Links Original: Inditec GmbH, Bad Camberg, Deutschland
Rechts Plagiat: Herstellung / Vertrieb: Raminkus Inh. Guido Minkus, Lindlar, Deutschland
Vertrieb: Karthäuser-Breuer GmbH, Köln, Deutschland

(Foto: Aktion Plagiarius)

Produkt- und Markenpiraterie wird oft als harmloses Kavaliersdelikt abgetan. So mancher mag sich vom Urlaub aus dem Süden eine vermeintlich günstige Gucci-Handtasche oder Rolex-Uhr als Souvenir vom Wochenmarkt mitgebracht haben. Was sich die wenigsten klarmachen: Hinter den Fälscherbanden steckt eine knallharte Industrie, die zum Teil Strukturen aus Drogen-, Waffen- und Menschenhandel nutzt.

„In Zeiten von Globalisierung und digitaler Kommunikation haben sich Kriminelle zu weltweiten Netzwerken zusammengeschlossen, die projektbezogen und flexibel agieren“, so Aliki Busse, Fachanwältin für gewerblichen Rechtsschutz, die die Aktion Plagiarius berät. „Sie schmücken sich ohne Skrupel mit fremden Federn und produzieren überwiegend unter menschenverachtenden Arbeitsbedingungen.“

Das Geschäft ist äußerst lukrativ, die Margen sind meist gigantisch. Schließlich sparen sich die dreisten Kopisten die Ausgaben für Forschung, Entwicklung und Markenpflege. Allein 2016 beschlagnahmten die EU-Zollbehörden an den Außengrenzen 41 Millionen rechtsverletzende Produkte im Wert von 670 Millionen Euro. Was der Zoll aus dem Verkehr zieht, ist nur die Spitze des Eisbergs. Nach Schätzungen der OECD machten gefälschte oder plagiierte Produkte bis zu fünf Prozent der Importe in die EU aus, 2013 wären das 85 Milliarden Euro. Bis zu 2,5 Prozent des Welthandels sind von Fälschungen betroffen, das wären 461 Milliarden Dollar.

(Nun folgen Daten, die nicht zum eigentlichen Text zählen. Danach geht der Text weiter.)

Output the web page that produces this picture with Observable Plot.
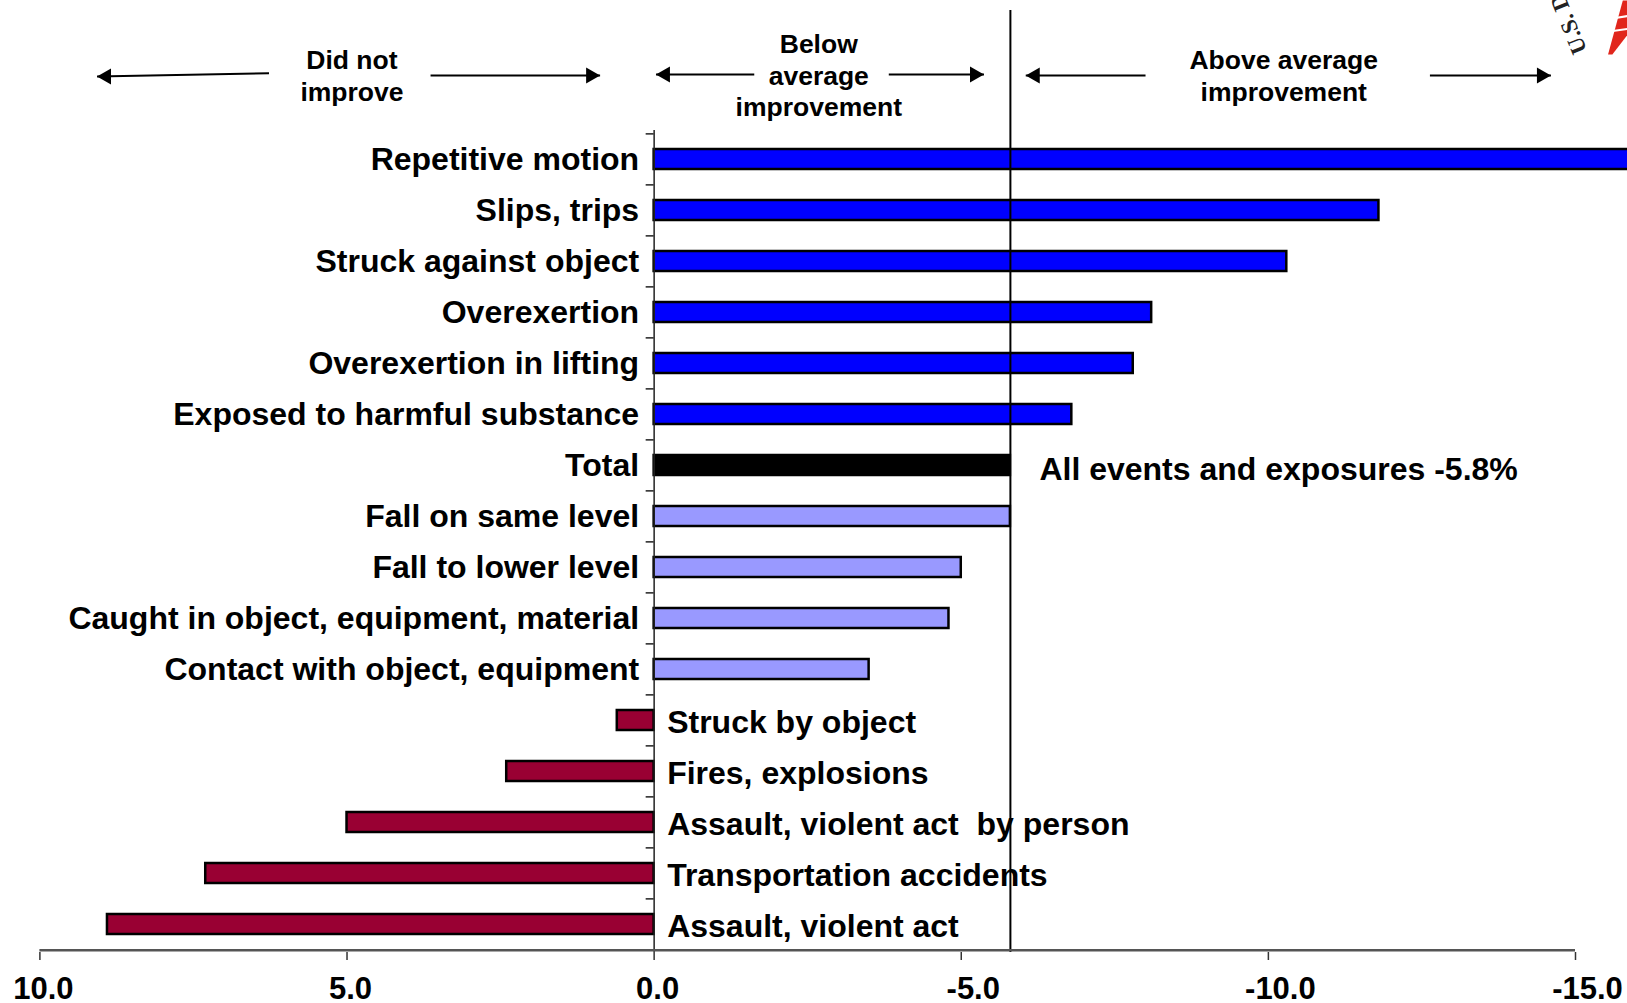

Markenpiraterie ist so alt wie die Geschichte der Marken selbst. Eines der ältesten Opfer von Markenfälschern ist das berühmte Eau de Cologne, Anfang des 18. Jahrhunderts vom Familienunternehmen Farina aus Köln kreiert. Die Farinas verkauften ihr Edelparfum mit der roten Tulpe als Markenzeichen an alle Höfen Europas. Mozart und Goethe waren Kunden wie auch Napoleon. Mit dem Erfolg kamen die Nachahmer.

„Unsere Firma hat mehr als 2000 Prozesse gegen 1200 Plagiate betrieben“, sagt Johann Maria Farina. Der Firmenchef in achter Generation hat selbst rund 100 Prozesse geführt. Den letzten gewann Farina 2006 vor dem Bundespatentgericht. „Am Eau de Cologne haben wahrscheinlich die Rechtsanwälte mehr verdient als wir“, scherzt er. „Die Familie Farina hat mit ihrem unermüdlichen Engagement dazu beigetragen, dass Warenzeichen registriert werden und Nachahmer leichter zur Rechenschaft gezogen werden“, sagt Christine Lacroix von der Aktion Plagiarius, die Farina-Imitaten eine ganze Ausstellung widmete.